A year and a half ago, I began attending the monthly meetings of the Kitsap Peninsula chapter of the Romance Writers of America ( http://penrwa.org/index.html) at the suggestion of Jennifer Conner, a romance novelist and an e-book publisher (http://www.bookstogonow.com ). She also runs an online column featuring more local writers.( http://www.examiner.com/writing-careers-in-seattle/jennifer-conner )
The group was congenial and supportive, the meetings stimulating, and I soon found myself trying my hand at a steamy paranormal romance. The Vanth—a tale of a young American tattoo artist, an Etruscan warrior hurled forward in time, and a lovely but implacable female demon who pursues him—seemed to write itself, so quickly did it progress, and I had a complete first draft in less than two months! That was last February.
Although I made a few tentative approaches to agents, the instant rejections neither surprised nor dismayed me. I knew the novel was not truly ready to be read by an agent or editor. It had major weaknesses and I couldn’t figure out what to do about them. I’d heard some great presentations in the PENRWA meetings, I’d been to workshops, I’d read books on how to structure a successful novel, and it wasn’t hard to come up with ideas about how to fix my story’s problems. But all those possible solutions felt too contrived, gimmick-y. The characters by then had become real people to me, and I just couldn’t move them around like puppets to suit the demands of a formulaic plot. Then new projects arose, and my life distracted me from a tight focus on my writing, as life will sometimes do, and I forgot about the book.
Last week I picked it up and saw instantly how I could ratchet up both the suspense and the sexual tension, in ways that grow naturally out of the story and the characters, and are not the least bit gimmick-y.
How can this be so easy now when it was so hard a year ago?
One reason, of course, is that my writing keeps improving as long as I keep writing (almost every day – let’s be real here). I have a better eye for structure and balance and tension in the plot than I used to have, and I’m still learning new plotting techniques, as opposed to gimmicks: not the same thing at all!
But another reason, probably the most important, is that I let it wait. In those two months when the story erupted from my brain, I stayed up too late writing, night after night, and rushed back to the computer as soon as I woke up, 500 words before breakfast. Even when I was not writing, I lived in the middle of the story: I walked again in memory in the Italian hill town ofTarquinia, where the action takes place; I saw, smelled and tasted the wonderful food; I dreamed of the characters; I was a shadow third in their lovemaking. Getting some distance on all that was like trying to see the thematic patterns in my own life as an historian might: an overview was simply not possible.
Now it is. And now making changes, large and small, to the plot does not feel like interfering with the characters’ lives: it feels like correcting the mistakes I made in my understanding of their story, first time around.

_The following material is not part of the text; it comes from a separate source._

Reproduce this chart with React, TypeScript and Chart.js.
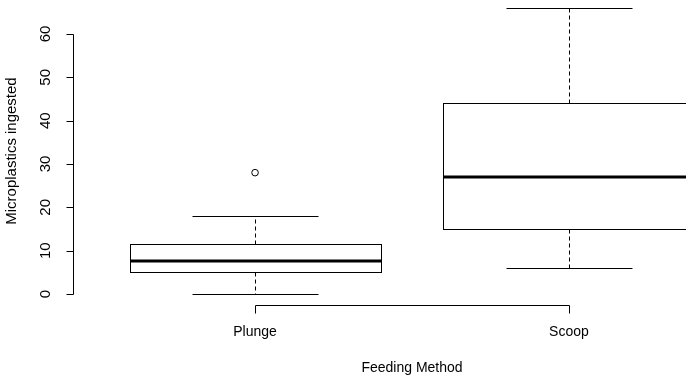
import React, { useEffect, useRef } from 'react';
import { Chart, registerables } from 'chart.js';

Chart.register(...registerables);

// Microplastics ingested per bird, summarised by feeding method
const categories = ['Plunge', 'Scoop'];
const lowerWhisker = [0, 6];
const lowerQuartile = [5, 15];
const medians = [7.5, 27];
const upperQuartile = [11.5, 44];
const upperWhisker = [18, 66];
const outlierValues = [[28], []];
const yTickValues = [0, 10, 20, 30, 40, 50, 60];

const xTitle = 'Feeding Method';
const yTitle = 'Microplastics ingested';

const FONT_FAMILY = '"Liberation Sans", Arial, Helvetica, sans-serif';
const BOX_HALF = 0.4;
const CAP_HALF = 0.2;
// the device is slightly taller than wide: text is stretched vertically
const V_STRETCH = 1.07;

// Base-graphics style limits: data range padded by 4% on each side
const xLo = 0.5 - 0.04 * categories.length;
const xHi = categories.length + 0.5 + 0.04 * categories.length;
const yDataMax = Math.max(...upperWhisker, ...outlierValues.flat());
const yDataMin = Math.min(...lowerWhisker);
const yPad = 0.04 * (yDataMax - yDataMin);

const snap = (v: number) => Math.round(v) + 0.5;

function drawHText(ctx: CanvasRenderingContext2D, text: string, x: number, y: number) {
  ctx.save();
  ctx.translate(x, y);
  ctx.scale(1, V_STRETCH);
  ctx.fillText(text, 0, 0);
  ctx.restore();
}

function drawVText(ctx: CanvasRenderingContext2D, text: string, x: number, y: number) {
  ctx.save();
  ctx.translate(x, y);
  ctx.rotate(-Math.PI / 2);
  ctx.scale(V_STRETCH, 1);
  ctx.fillText(text, 0, 0);
  ctx.restore();
}

const boxplotPlugin = {
  id: 'baseBoxplot',
  beforeDatasetsDraw(chart: any) {
    const { ctx } = chart;
    const xs = chart.scales.x;
    const ys = chart.scales.y;
    ctx.save();
    ctx.strokeStyle = '#000';
    categories.forEach((_, i) => {
      const pos = i + 1;
      const cx = snap(xs.getPixelForValue(pos));
      const bl = snap(xs.getPixelForValue(pos - BOX_HALF));
      const br = snap(xs.getPixelForValue(pos + BOX_HALF));
      const cl = snap(xs.getPixelForValue(pos - CAP_HALF));
      const cr = snap(xs.getPixelForValue(pos + CAP_HALF));
      const yLw = snap(ys.getPixelForValue(lowerWhisker[i]));
      const yQ1 = snap(ys.getPixelForValue(lowerQuartile[i]));
      const yMed = ys.getPixelForValue(medians[i]);
      const yQ3 = snap(ys.getPixelForValue(upperQuartile[i]));
      const yUw = snap(ys.getPixelForValue(upperWhisker[i]));

      // dashed whiskers
      ctx.lineWidth = 1;
      ctx.setLineDash([4, 3]);
      ctx.beginPath();
      ctx.moveTo(cx, yQ3);
      ctx.lineTo(cx, yUw);
      ctx.moveTo(cx, yQ1);
      ctx.lineTo(cx, yLw);
      ctx.stroke();
      ctx.setLineDash([]);

      // whisker caps
      ctx.beginPath();
      ctx.moveTo(cl, yUw);
      ctx.lineTo(cr, yUw);
      ctx.moveTo(cl, yLw);
      ctx.lineTo(cr, yLw);
      ctx.stroke();

      // box
      ctx.fillStyle = '#fff';
      ctx.fillRect(bl, yQ3, br - bl, yQ1 - yQ3);
      ctx.strokeRect(bl, yQ3, br - bl, yQ1 - yQ3);

      // median
      ctx.lineWidth = 3;
      ctx.beginPath();
      ctx.moveTo(bl, Math.round(yMed));
      ctx.lineTo(br, Math.round(yMed));
      ctx.stroke();
    });
    ctx.restore();
  },
  afterDraw(chart: any) {
    const { ctx, chartArea } = chart;
    const xs = chart.scales.x;
    const ys = chart.scales.y;
    const tickLen = 7;
    ctx.save();
    ctx.strokeStyle = '#000';
    ctx.fillStyle = '#000';
    ctx.lineWidth = 1;
    ctx.font = `14px ${FONT_FAMILY}`;

    // left axis
    const ax = snap(chartArea.left);
    const y0 = snap(ys.getPixelForValue(yTickValues[0]));
    const y1 = snap(ys.getPixelForValue(yTickValues[yTickValues.length - 1]));
    ctx.beginPath();
    ctx.moveTo(ax, y0);
    ctx.lineTo(ax, y1);
    yTickValues.forEach((v) => {
      const py = snap(ys.getPixelForValue(v));
      ctx.moveTo(ax, py);
      ctx.lineTo(ax - tickLen, py);
    });
    ctx.stroke();
    ctx.textAlign = 'center';
    ctx.textBaseline = 'alphabetic';
    yTickValues.forEach((v) => {
      drawVText(ctx, String(v), chartArea.left - 23, ys.getPixelForValue(v));
    });

    // bottom axis
    const ay = snap(chartArea.bottom);
    const xa = snap(xs.getPixelForValue(1));
    const xb = snap(xs.getPixelForValue(categories.length));
    ctx.beginPath();
    ctx.moveTo(xa, ay);
    ctx.lineTo(xb, ay);
    categories.forEach((_, i) => {
      const px = snap(xs.getPixelForValue(i + 1));
      ctx.moveTo(px, ay);
      ctx.lineTo(px, ay + tickLen + 1);
    });
    ctx.stroke();
    categories.forEach((c, i) => {
      drawHText(ctx, c, xs.getPixelForValue(i + 1), chartArea.bottom + 31);
    });

    // axis titles
    const midX = (chartArea.left + chartArea.right) / 2;
    const midY = (chartArea.top + chartArea.bottom) / 2;
    drawHText(ctx, xTitle, midX, chartArea.bottom + 67);
    drawVText(ctx, yTitle, chartArea.left - 57, midY);

    ctx.restore();
  },
};

const CANVAS_W = 780;
const CANVAS_H = 400;
const CANVAS_TOP = -20;

export default function App() {
  const canvasRef = useRef<HTMLCanvasElement | null>(null);

  useEffect(() => {
    document.body.style.margin = '0';
    const canvas = canvasRef.current;
    if (!canvas) return;
    const outliers = categories.flatMap((_, i) =>
      outlierValues[i].map((v) => ({ x: i + 1, y: v }))
    );
    const chart = new Chart(canvas, {
      type: 'scatter',
      data: {
        datasets: [
          {
            label: 'Outliers',
            data: outliers,
            pointStyle: 'circle',
            pointRadius: 3.3,
            pointHoverRadius: 3.3,
            borderColor: '#000',
            backgroundColor: 'rgba(255,255,255,0)',
            borderWidth: 1,
          },
        ],
      },
      options: {
        responsive: false,
        animation: false,
        devicePixelRatio: 1,
        layout: {
          padding: { left: 73, right: 29, top: 16.6, bottom: 74.6 },
        },
        plugins: {
          legend: { display: false },
          tooltip: { enabled: false },
          title: { display: false },
        },
        scales: {
          x: { type: 'linear', min: xLo, max: xHi, display: false },
          y: { type: 'linear', min: yDataMin - yPad, max: yDataMax + yPad, display: false },
        },
      },
      plugins: [boxplotPlugin],
    });
    return () => chart.destroy();
  }, []);

  return (
    <div
      style={{
        position: 'absolute',
        left: 0,
        top: 0,
        width: 686,
        height: 380,
        overflow: 'hidden',
        background: '#fff',
      }}
    >
      <canvas
        ref={canvasRef}
        width={CANVAS_W}
        height={CANVAS_H}
        style={{ position: 'absolute', left: 0, top: CANVAS_TOP, width: CANVAS_W, height: CANVAS_H }}
      />
    </div>
  );
}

This is certainly not new advice, to let a book wait and come back to it with fresh insights. I always thought it made perfect sense; it was advice I had just never happened to take. This is only my third novel, after all. I spent seven long years working and reworking the second, the “serious” novel; then I wrote this one; and since then I’ve been writing and editing short stories. Now I know it’s more than just good advice: it’s a rush! It’s a thrill. It’s fun.
So now I am revising The Vanth, probably not at the same feverish pace as the first draft, but still as an absorbing occupation. For the next several months I will be posting every other week on this blog, rather than every week, and my posts may largely concern specific challenges I meet in the course of revision: whatever I can learn from others about the process, and what I learn for myself by doing it.